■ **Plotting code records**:
-- start --

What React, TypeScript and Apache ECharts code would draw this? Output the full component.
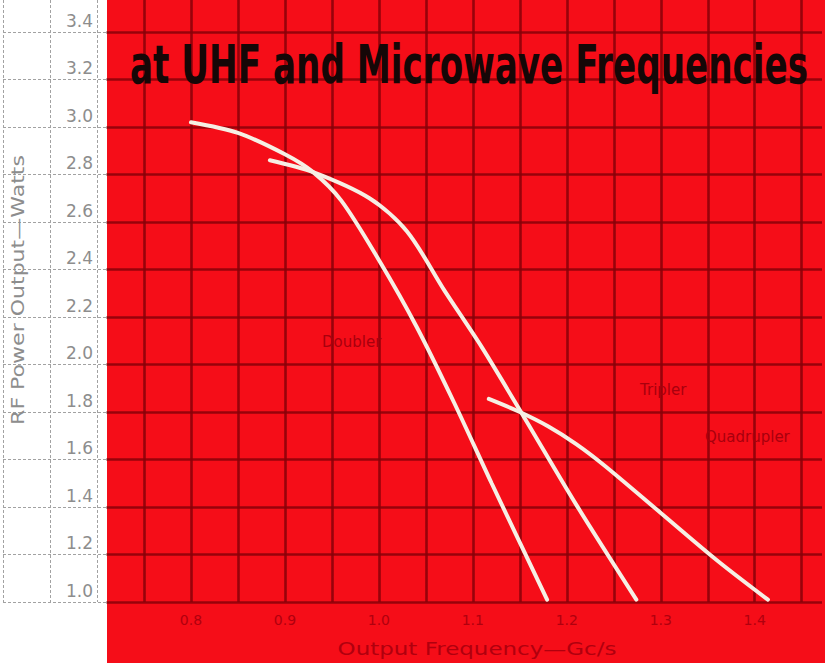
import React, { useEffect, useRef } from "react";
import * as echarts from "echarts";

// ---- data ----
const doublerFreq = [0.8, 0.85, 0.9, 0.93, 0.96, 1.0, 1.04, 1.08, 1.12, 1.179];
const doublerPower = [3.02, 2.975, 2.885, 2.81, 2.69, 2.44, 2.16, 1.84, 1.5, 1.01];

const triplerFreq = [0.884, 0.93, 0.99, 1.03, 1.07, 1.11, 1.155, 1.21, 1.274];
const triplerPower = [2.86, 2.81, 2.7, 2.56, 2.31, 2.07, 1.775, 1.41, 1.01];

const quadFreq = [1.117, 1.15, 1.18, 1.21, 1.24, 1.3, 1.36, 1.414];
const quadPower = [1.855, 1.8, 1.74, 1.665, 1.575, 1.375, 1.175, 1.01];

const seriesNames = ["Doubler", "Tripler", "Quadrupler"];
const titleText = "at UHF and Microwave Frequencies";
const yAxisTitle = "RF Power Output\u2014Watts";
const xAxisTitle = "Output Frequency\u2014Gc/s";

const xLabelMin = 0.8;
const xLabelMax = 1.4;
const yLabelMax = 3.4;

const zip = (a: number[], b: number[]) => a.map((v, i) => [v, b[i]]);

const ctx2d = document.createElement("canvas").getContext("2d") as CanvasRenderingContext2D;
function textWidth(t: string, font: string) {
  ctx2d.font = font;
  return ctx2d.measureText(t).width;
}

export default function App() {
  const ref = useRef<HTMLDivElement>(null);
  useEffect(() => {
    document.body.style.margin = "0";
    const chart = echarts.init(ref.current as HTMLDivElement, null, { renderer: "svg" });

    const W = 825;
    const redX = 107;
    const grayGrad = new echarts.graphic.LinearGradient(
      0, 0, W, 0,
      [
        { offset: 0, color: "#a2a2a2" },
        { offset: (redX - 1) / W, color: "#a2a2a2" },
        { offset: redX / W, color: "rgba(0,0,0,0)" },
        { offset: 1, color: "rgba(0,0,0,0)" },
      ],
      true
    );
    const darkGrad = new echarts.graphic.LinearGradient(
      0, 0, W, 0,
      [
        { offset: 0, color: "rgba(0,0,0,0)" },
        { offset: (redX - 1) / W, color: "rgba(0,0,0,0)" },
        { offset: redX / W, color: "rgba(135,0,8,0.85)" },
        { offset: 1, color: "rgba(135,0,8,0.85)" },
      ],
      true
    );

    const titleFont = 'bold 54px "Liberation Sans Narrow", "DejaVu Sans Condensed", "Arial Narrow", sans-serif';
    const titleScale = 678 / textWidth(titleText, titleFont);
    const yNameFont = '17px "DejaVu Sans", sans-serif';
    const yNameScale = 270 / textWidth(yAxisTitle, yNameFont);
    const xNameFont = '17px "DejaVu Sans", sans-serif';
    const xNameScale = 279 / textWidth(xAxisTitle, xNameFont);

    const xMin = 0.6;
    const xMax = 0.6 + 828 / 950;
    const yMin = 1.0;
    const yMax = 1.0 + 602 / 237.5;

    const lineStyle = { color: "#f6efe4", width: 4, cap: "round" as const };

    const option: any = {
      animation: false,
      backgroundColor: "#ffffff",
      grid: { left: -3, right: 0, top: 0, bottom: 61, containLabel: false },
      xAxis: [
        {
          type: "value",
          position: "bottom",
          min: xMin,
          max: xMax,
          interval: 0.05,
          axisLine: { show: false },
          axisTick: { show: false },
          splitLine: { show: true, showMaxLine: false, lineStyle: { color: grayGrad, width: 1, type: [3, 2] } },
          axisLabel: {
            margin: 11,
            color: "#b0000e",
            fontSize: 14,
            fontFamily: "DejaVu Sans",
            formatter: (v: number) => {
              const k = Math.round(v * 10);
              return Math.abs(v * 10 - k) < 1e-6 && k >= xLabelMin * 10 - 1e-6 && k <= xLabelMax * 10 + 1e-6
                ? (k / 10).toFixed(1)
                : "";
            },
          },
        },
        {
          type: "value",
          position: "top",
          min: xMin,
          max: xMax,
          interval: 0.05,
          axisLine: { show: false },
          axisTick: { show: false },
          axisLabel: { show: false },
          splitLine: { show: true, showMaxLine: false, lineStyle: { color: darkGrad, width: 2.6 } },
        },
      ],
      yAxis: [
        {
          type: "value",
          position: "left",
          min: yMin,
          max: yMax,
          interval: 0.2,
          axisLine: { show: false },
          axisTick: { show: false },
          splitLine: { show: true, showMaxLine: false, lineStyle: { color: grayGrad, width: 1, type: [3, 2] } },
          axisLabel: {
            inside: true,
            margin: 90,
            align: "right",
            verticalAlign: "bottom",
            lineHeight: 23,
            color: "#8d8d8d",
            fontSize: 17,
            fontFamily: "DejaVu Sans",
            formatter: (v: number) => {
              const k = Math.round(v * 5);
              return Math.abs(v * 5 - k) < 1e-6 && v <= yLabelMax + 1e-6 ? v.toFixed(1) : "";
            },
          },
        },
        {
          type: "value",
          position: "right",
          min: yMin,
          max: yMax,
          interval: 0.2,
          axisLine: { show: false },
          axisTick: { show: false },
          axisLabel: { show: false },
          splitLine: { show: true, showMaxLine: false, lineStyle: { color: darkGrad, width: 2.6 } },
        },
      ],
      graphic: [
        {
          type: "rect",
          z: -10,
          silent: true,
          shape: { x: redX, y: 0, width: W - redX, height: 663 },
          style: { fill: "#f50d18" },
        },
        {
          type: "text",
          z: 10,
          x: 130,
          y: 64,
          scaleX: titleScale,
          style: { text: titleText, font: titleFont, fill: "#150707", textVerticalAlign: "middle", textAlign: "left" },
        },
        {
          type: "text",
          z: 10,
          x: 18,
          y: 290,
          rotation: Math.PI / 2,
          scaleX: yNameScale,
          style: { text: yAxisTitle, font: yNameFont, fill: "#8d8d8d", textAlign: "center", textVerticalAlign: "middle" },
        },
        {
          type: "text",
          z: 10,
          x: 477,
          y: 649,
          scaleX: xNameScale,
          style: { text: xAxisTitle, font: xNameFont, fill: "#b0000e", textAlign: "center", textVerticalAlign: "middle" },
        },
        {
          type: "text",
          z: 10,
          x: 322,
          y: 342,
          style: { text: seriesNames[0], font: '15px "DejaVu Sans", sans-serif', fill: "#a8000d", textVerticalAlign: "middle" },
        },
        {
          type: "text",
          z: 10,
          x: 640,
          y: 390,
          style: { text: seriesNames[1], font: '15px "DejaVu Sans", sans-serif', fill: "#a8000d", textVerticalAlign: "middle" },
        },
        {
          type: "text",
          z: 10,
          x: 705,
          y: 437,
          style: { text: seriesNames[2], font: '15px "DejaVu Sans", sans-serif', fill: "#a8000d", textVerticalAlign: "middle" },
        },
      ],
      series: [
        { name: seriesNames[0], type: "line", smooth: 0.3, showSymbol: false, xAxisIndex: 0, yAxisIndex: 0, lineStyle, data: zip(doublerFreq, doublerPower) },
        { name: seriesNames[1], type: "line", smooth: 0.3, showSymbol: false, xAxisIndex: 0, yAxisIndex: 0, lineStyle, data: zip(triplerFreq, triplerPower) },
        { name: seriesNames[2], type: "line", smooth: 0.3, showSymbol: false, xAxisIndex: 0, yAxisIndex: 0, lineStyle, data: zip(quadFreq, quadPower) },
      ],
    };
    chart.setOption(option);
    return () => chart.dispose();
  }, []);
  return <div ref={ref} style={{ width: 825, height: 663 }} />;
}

-- end --
-- start --

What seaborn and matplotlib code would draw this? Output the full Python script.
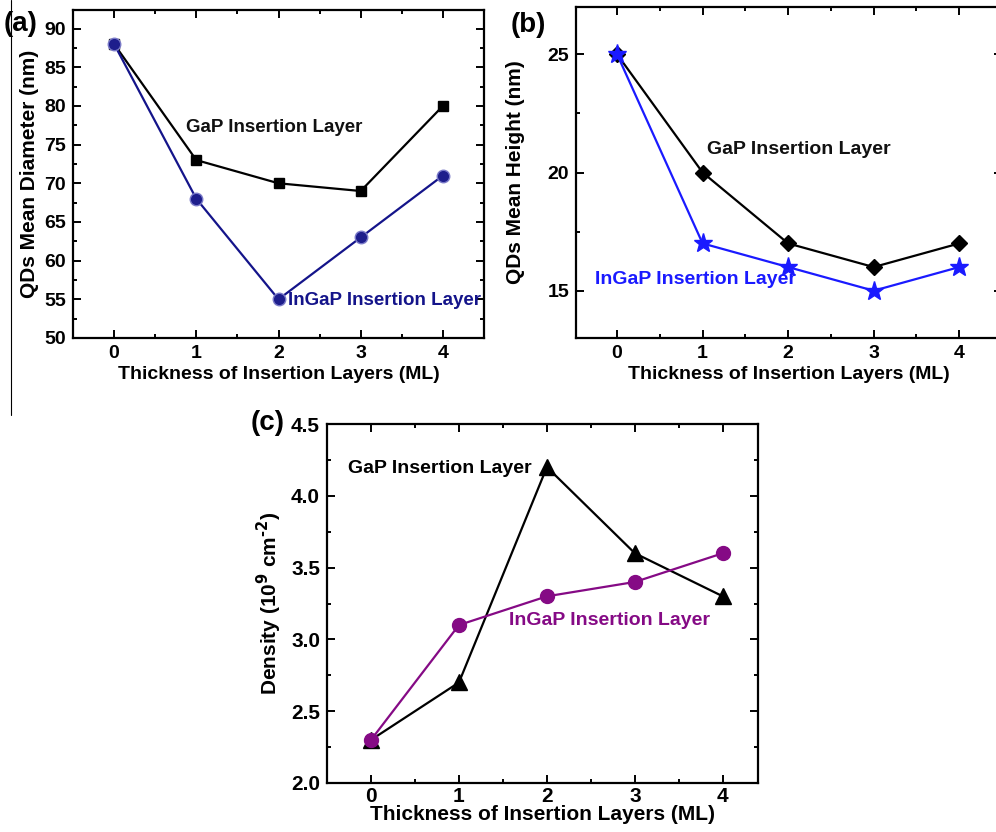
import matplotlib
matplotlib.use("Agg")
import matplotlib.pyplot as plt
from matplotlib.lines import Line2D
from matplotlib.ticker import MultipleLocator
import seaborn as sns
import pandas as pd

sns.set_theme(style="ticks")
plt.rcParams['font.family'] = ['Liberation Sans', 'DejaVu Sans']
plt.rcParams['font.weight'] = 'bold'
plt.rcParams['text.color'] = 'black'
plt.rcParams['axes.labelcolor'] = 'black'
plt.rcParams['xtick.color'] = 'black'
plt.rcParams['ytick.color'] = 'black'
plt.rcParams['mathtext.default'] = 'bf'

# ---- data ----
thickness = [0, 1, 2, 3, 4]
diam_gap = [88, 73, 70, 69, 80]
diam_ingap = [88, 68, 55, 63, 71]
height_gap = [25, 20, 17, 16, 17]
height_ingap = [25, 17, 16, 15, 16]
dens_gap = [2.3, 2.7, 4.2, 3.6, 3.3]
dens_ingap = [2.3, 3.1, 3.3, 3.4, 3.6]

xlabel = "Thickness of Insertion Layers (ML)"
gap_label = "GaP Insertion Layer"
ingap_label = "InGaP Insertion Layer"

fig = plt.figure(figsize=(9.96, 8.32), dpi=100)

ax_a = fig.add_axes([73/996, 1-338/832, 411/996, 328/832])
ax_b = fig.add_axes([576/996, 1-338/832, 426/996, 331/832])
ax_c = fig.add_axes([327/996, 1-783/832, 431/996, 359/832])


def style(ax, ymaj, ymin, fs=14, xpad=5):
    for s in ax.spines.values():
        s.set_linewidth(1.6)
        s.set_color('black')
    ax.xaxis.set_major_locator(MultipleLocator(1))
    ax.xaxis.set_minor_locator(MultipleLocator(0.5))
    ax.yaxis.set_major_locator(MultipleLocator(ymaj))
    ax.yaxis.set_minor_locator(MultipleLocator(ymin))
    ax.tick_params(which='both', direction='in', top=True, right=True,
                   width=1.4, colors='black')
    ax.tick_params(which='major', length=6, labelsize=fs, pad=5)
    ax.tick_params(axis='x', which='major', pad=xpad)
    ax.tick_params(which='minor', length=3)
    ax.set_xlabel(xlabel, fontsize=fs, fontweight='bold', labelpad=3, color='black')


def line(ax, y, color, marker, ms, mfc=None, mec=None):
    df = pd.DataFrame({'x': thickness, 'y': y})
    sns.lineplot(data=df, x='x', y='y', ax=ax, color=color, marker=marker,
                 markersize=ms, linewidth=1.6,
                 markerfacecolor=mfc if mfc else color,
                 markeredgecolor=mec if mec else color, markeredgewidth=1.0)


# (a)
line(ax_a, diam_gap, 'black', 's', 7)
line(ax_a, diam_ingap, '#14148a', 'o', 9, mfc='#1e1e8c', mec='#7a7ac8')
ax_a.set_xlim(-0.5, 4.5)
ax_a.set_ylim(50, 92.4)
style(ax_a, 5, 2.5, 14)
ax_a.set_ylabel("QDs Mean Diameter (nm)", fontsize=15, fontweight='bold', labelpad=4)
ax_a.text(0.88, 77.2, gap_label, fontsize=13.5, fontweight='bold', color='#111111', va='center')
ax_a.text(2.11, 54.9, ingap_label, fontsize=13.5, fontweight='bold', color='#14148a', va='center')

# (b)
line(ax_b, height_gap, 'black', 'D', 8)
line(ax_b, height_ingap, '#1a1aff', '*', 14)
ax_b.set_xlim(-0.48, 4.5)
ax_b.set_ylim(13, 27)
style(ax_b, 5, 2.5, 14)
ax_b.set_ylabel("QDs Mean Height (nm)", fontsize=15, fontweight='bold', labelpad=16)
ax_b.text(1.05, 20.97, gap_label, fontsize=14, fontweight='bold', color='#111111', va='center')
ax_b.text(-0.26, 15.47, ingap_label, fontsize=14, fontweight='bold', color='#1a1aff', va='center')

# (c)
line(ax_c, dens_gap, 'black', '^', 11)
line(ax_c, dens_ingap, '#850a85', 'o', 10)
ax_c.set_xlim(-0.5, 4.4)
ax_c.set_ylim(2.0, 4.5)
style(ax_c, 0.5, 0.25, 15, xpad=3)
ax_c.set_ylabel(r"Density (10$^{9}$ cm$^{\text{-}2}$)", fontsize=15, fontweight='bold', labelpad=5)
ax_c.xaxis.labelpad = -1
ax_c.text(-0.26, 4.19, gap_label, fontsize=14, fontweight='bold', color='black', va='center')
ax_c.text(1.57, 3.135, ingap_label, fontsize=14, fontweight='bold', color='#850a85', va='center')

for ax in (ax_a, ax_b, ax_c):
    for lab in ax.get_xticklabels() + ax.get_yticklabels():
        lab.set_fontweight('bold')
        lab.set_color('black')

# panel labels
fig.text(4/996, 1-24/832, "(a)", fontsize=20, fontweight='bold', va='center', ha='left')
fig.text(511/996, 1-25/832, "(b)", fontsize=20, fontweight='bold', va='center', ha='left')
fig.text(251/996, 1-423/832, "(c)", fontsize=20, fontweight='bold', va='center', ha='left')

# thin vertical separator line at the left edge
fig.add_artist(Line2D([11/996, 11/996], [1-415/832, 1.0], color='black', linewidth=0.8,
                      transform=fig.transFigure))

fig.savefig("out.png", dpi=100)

-- end --
-- start --

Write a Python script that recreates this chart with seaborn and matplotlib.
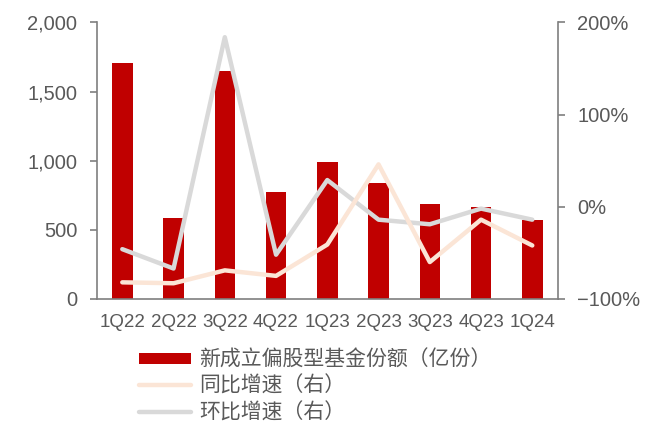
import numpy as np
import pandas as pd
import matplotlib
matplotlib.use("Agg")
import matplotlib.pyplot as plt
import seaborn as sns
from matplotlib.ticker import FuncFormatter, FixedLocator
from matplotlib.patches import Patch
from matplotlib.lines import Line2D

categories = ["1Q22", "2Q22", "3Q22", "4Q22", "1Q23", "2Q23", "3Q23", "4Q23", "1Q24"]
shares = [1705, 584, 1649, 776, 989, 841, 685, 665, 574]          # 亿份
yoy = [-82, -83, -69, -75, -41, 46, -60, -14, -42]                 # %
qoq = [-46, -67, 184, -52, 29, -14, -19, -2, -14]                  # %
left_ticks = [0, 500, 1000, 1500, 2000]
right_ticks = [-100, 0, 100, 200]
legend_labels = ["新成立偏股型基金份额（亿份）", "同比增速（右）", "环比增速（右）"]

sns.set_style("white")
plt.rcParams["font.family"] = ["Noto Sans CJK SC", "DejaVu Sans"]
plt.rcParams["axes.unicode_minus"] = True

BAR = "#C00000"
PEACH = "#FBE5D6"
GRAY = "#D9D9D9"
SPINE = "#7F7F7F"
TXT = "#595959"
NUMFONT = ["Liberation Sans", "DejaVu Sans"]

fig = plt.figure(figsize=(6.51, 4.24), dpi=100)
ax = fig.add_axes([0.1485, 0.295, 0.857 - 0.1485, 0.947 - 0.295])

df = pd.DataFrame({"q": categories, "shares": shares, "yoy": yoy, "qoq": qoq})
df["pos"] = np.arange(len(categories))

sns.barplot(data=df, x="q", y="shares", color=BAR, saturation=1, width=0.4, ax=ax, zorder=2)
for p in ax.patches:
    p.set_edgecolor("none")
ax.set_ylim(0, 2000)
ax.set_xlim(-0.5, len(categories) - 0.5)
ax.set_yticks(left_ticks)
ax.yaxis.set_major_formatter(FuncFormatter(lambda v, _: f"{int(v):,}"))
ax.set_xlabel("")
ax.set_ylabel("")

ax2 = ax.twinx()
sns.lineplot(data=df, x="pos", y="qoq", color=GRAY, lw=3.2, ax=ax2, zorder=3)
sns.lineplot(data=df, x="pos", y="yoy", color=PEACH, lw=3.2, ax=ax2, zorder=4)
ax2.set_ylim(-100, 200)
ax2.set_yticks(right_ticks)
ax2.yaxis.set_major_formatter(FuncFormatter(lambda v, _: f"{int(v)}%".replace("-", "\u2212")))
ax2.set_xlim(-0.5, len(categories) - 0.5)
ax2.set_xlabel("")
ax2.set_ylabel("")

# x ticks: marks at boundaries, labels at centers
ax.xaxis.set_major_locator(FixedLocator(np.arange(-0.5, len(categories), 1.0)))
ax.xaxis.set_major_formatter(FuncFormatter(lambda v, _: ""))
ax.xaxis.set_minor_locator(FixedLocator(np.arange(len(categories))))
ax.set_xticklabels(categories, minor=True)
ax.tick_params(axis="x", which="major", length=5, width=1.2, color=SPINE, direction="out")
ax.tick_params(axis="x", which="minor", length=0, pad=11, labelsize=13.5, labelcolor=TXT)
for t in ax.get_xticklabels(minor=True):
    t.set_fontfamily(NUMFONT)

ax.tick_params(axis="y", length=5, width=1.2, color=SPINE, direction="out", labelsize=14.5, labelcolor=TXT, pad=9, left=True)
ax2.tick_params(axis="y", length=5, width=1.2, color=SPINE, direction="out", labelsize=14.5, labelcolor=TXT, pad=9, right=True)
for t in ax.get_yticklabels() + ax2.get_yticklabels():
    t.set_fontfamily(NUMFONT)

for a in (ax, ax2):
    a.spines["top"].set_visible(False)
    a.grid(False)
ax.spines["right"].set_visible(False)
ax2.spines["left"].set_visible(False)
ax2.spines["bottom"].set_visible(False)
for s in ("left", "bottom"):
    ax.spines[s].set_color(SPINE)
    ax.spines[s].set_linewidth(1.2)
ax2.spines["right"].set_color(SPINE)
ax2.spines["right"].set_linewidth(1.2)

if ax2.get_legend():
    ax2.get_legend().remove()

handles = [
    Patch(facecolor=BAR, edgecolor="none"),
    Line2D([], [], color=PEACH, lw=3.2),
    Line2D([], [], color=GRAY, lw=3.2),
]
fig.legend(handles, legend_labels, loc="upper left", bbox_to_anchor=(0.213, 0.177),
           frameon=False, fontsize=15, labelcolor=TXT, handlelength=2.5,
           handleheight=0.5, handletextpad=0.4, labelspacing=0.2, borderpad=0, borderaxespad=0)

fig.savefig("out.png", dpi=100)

-- end --

■ **PROBLEM STATEMENT**:
Lines containing the word "this" must all be returned from the material above.

■ **WORKED ANSWER**:
What React, TypeScript and Apache ECharts code would draw this? Output the full component.
What seaborn and matplotlib code would draw this? Output the full Python script.
Write a Python script that recreates this chart with seaborn and matplotlib.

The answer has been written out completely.